The analyst, who worked previously for Nomura Instinet, initiated coverage on a slew of companies in the space Wednesday with most of the so-called FANG stocks among his favorites.

By issuing a $225 price target on Mark Zuckerberg’s social media giant Facebook, the analyst believes that the company’s shares will rise 30 percent over the next year.

“Between 2013 and 2017, the share of web traffic coming via Facebook has grown five-fold to exceed 40 percent, during this same period the value of the overall digital ecosystem has effectively doubled,” wrote DiClemente. “Perhaps the most striking dynamic within social media is the incredible growth of Instagram over the past three years. Based on the company’s disclosure in late September, Instagram’s user base now stands at 800mn, a four-fold increase relative to just three years prior.”

Investors have also been keeping a close eye on Facebook’s digital video ambitions, including its new “Watch” platform and ventures into sports content. The Wall Street Journal reported earlier this year that the company is willing to spend up to $1 billion on original video content.

As for Amazon, DiClemente was also quite optimistic on everything from Amazon Web Services to Alexa and Prime Instant Video. His $1,350 price target reflects 18 percent upside over the next 12 months.

“Within both e-commerce and cloud computing, Amazon has established itself as the clear market leader,” he added. “Amazon’s competitive advantage, driven by its vast global infrastructure should ensure continued attractive returns in our view.”
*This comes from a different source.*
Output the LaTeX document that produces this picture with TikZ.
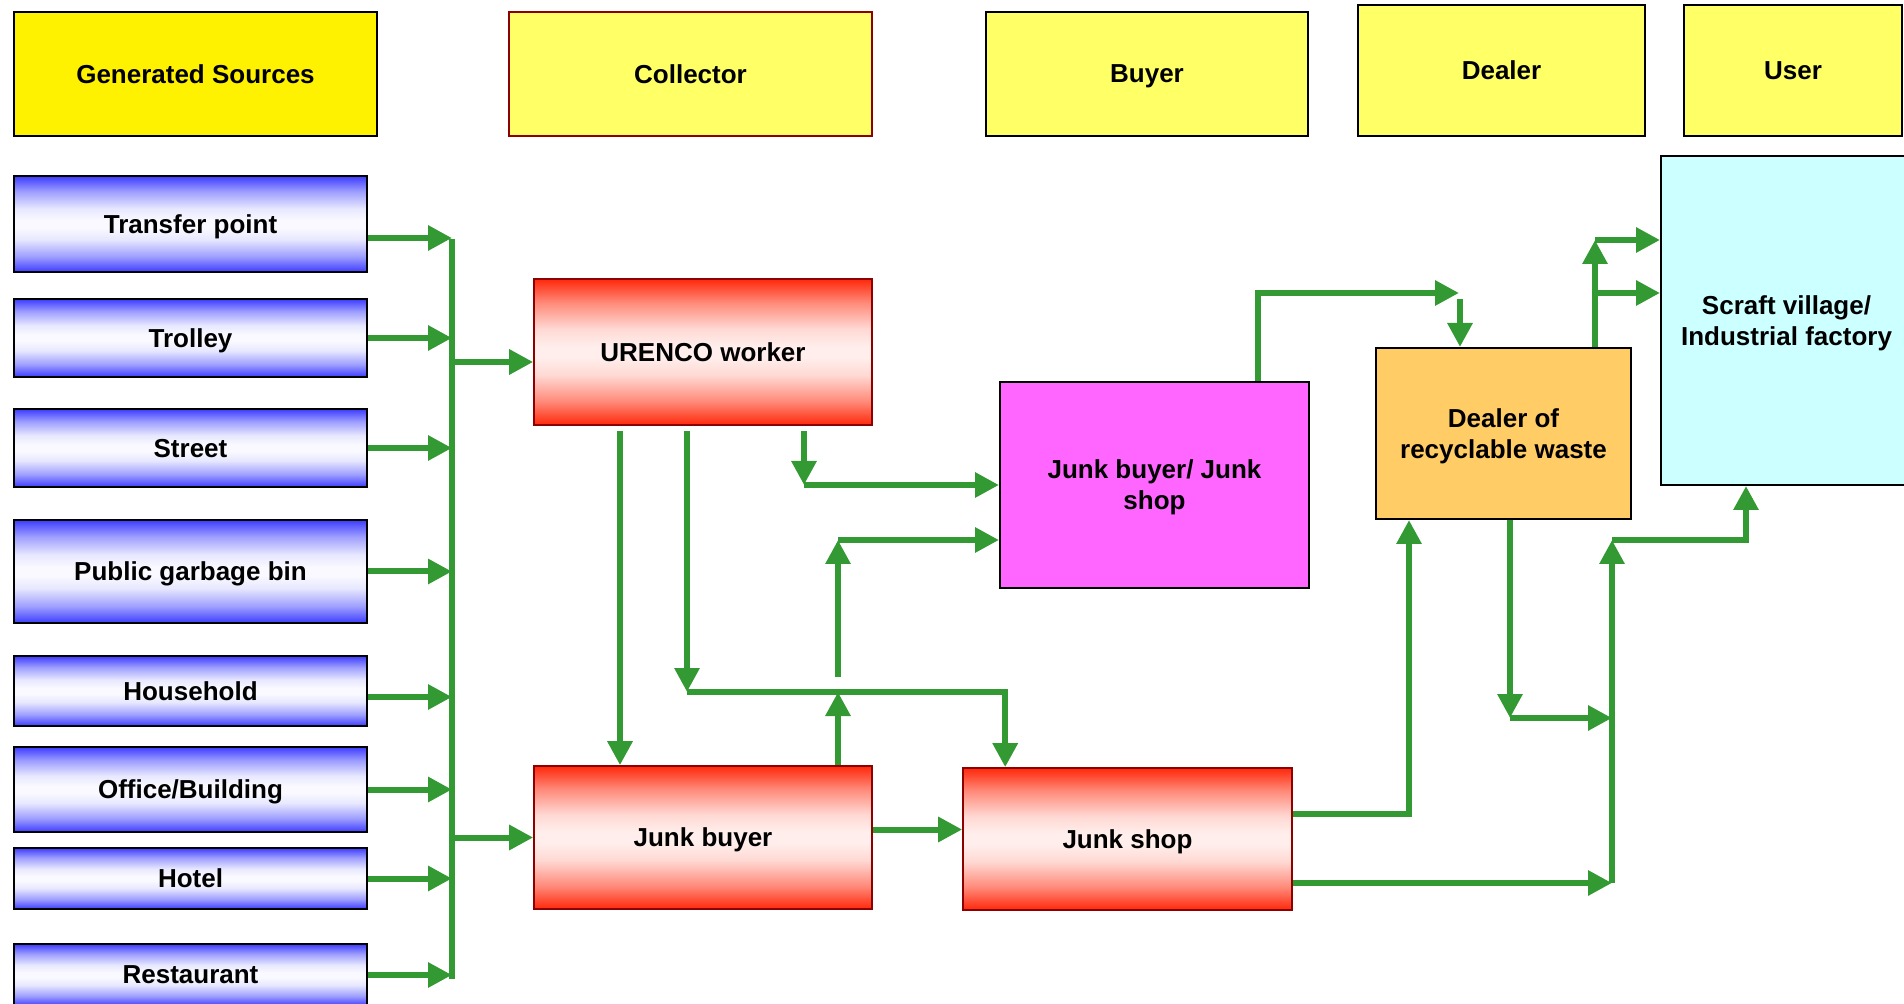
\documentclass[tikz,border=0pt]{standalone}
\usepackage{fontspec}
\setmainfont{Liberation Sans}
\usetikzlibrary{arrows.meta}

\definecolor{flowgreen}{RGB}{51,153,51}
\definecolor{hdryellow}{RGB}{255,255,102}
\definecolor{srcblue}{RGB}{60,60,255}
\definecolor{boxred}{RGB}{255,40,10}
\definecolor{darkred}{RGB}{140,0,0}
\definecolor{junkpink}{RGB}{255,102,255}
\definecolor{dealorange}{RGB}{255,204,102}
\definecolor{usercyan}{RGB}{204,255,255}

\pgfdeclareverticalshading{srcshade}{100bp}{color(0bp)=(srcblue); color(25bp)=(srcblue); color(33bp)=(srcblue!50!white); color(42bp)=(srcblue!12!white); color(48bp)=(srcblue!3!white); color(52bp)=(srcblue!3!white); color(58bp)=(srcblue!12!white); color(67bp)=(srcblue!50!white); color(75bp)=(srcblue); color(100bp)=(srcblue)}
\pgfdeclareverticalshading{redshade}{100bp}{color(0bp)=(boxred); color(25bp)=(boxred); color(33bp)=(boxred!55!white); color(42bp)=(boxred!18!white); color(48bp)=(boxred!8!white); color(52bp)=(boxred!8!white); color(58bp)=(boxred!18!white); color(67bp)=(boxred!55!white); color(75bp)=(boxred); color(100bp)=(boxred)}

\begin{document}
\begin{tikzpicture}[x=0.5pt,y=-0.5pt,
  every node/.style={font=\fontsize{13}{15.5}\selectfont\bfseries, align=center, inner sep=2pt, text depth=0pt},
  hdrbox/.style={draw=black, line width=1pt, fill=hdryellow},
  srcbox/.style={draw=black, line width=1pt, shading=srcshade, minimum width=176.5pt},
  redbox/.style={draw=darkred, line width=0.8pt, shading=redshade},
  flow/.style={draw=flowgreen, line width=3pt, -{Triangle[length=12pt,width=12pt]}},
  pipe/.style={draw=flowgreen, line width=3pt}]
\useasboundingbox (0,0) rectangle (1904,1004);

%%Header
\node[hdrbox, fill=yellow, minimum width=181.5pt, minimum height=62pt] (gen) at (195.5,74) {Generated Sources};
\node[hdrbox, draw=darkred, minimum width=181.5pt, minimum height=62pt] (coll) at (690.5,74) {Collector};
\node[hdrbox, minimum width=161pt, minimum height=62pt] (buyer) at (1147,74) {Buyer};
\node[hdrbox, minimum width=143.5pt, minimum height=65.5pt] (dealer) at (1501.5,70.5) {Dealer};
\node[hdrbox, minimum width=109pt, minimum height=65.5pt] (user) at (1793,70.5) {User};

%%Sources
\node[srcbox, minimum height=48pt] (tp) at (190.5,224) {Transfer point};
\node[srcbox, minimum height=39pt] (trolley) at (190.5,338) {Trolley};
\node[srcbox, minimum height=39pt] (street) at (190.5,448) {Street};
\node[srcbox, minimum height=51.5pt] (garbage) at (190.5,571.5) {Public garbage bin};
\node[srcbox, minimum height=35pt] (household) at (190.5,691) {Household};
\node[srcbox, minimum height=42.5pt] (office) at (190.5,789.5) {Office/Building};
\node[srcbox, minimum height=30.5pt] (hotel) at (190.5,878.5) {Hotel};
\node[srcbox, minimum height=31pt] (restaurant) at (190.5,975) {Restaurant};

%%Collectors, buyers, dealers, users
\node[redbox, minimum width=169pt, minimum height=73pt] (urenco) at (703,352) {URENCO worker};
\node[redbox, minimum width=169pt, minimum height=71.5pt] (jbuyer) at (703,837.5) {Junk buyer};
\node[redbox, minimum width=164.5pt, minimum height=71pt] (jshop) at (1127.5,839) {Junk shop};
\node[draw=black, line width=1pt, fill=junkpink, minimum width=154.5pt, minimum height=103pt] (jbshop) at (1154.5,485) {Junk buyer/ Junk\\shop};
\node[draw=black, line width=1pt, fill=dealorange, minimum width=127.5pt, minimum height=85.5pt] (dealerw) at (1503.5,433.5) {Dealer of\\recyclable waste};
\node[draw=black, line width=1pt, fill=usercyan, minimum width=125.5pt, minimum height=164.5pt] (factory) at (1786.5,320.5) {Scraft village/\\Industrial factory};

%%Junctions
\coordinate (bustop) at (452,239);
\coordinate (busbot) at (452,979);
\coordinate (u1) at (620,431);
\coordinate (u2) at (687,431);
\coordinate (u3) at (804,431);
\coordinate (j1) at (687,692);
\coordinate (j2) at (804,485);
\coordinate (j4) at (838,677);
\coordinate (j5) at (838,540);
\coordinate (j3) at (838,692);
\coordinate (r0) at (1612,883);
\coordinate (r1) at (1612,540);
\coordinate (r2) at (1746,540);
\coordinate (d1) at (1510,718);
\coordinate (d2) at (1595,240);
\coordinate (d3) at (1595,293);
\coordinate (m1) at (1258,293);
\coordinate (m2) at (1459,293);
\coordinate (m3) at (1460,299);

%%Sources to collectors
\draw[pipe] (bustop) -- (busbot);
\draw[flow] ([yshift=-7pt]tp.east) -- ([yshift=-7pt]tp.east -| bustop);
\draw[flow] (trolley.east) -- (trolley.east -| bustop);
\draw[flow] (street.east) -- (street.east -| bustop);
\draw[flow] (garbage.east) -- (garbage.east -| bustop);
\draw[flow] ([yshift=-3pt]household.east) -- ([yshift=-3pt]household.east -| bustop);
\draw[flow] (office.east) -- (office.east -| bustop);
\draw[flow] (hotel.east) -- (hotel.east -| bustop);
\draw[flow] (restaurant.east) -- (restaurant.east -| bustop);
\draw[flow] ([yshift=-5pt]urenco.west -| bustop) -- ([yshift=-5pt]urenco.west);
\draw[flow] (jbuyer.west -| bustop) -- (jbuyer.west);

%%Collectors to buyers
\draw[flow] (u1) -- (u1 |- jbuyer.north);
\draw[flow] (u2) -- (j1);
\draw[flow] (j1) -| ([xshift=21.5pt]jshop.north west);
\draw[flow] (u3) -- (j2);
\draw[flow] (j2) -- (j2 -| jbshop.west);
\draw[flow] (j3 |- jbuyer.north) -- (j3);
\draw[flow] (j4) -- (j5);
\draw[flow] (j5) -- (j5 -| jbshop.west);
\draw[flow] ([yshift=4pt]jbuyer.east) -- ([yshift=4pt]jbuyer.east -| jshop.west);

%%Buyers to dealer and users
\draw[flow] ([yshift=12.5pt]jshop.east) -| ([xshift=17pt]dealerw.south west);
\draw[flow] ([yshift=-22pt]jshop.east) -- (r0);
\draw[flow] (r0) -- (r1);
\draw[flow] (r1) -- (r2) -- (r2 |- factory.south);
\draw[flow] (m1 |- jbshop.north) -- (m1) -- (m2);
\draw[flow] (m3) -- (m3 |- dealerw.north);
\draw[flow] (d1 |- dealerw.south) -- (d1);
\draw[flow] (d1) -- (d1 -| r0);
\draw[flow] (d3 |- dealerw.north) -- (d2);
\draw[flow] (d2) -- (d2 -| factory.west);
\draw[flow] (d3) -- (d3 -| factory.west);
\end{tikzpicture}
\end{document}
DiClemente also issued an outperform rating on Google-parent Alphabet accompanied by a $1,230 price target, representing 21 percent upside over the next 12 months. With the ongoing shift to mobile platforms and web searches, the analyst argues that Google will “outpace” the growth of the overall search industry.

As the only FANG stock that did not receive an outperform rating, Netflix may be facing a maturing subscriber base in the U.S., the analyst noted.

While DiClemente sees a long runway for subscriber growth overseas, a possible slowdown in domestic user growth may force the company to consider its price power. In October, Netflix announced that its $10/month high-definition plan now costs $11, sending shares soaring at the time of the announcement.

To be sure, the analyst’s $210 price target does spell meaningful, 14 percent upside for the company over the next year.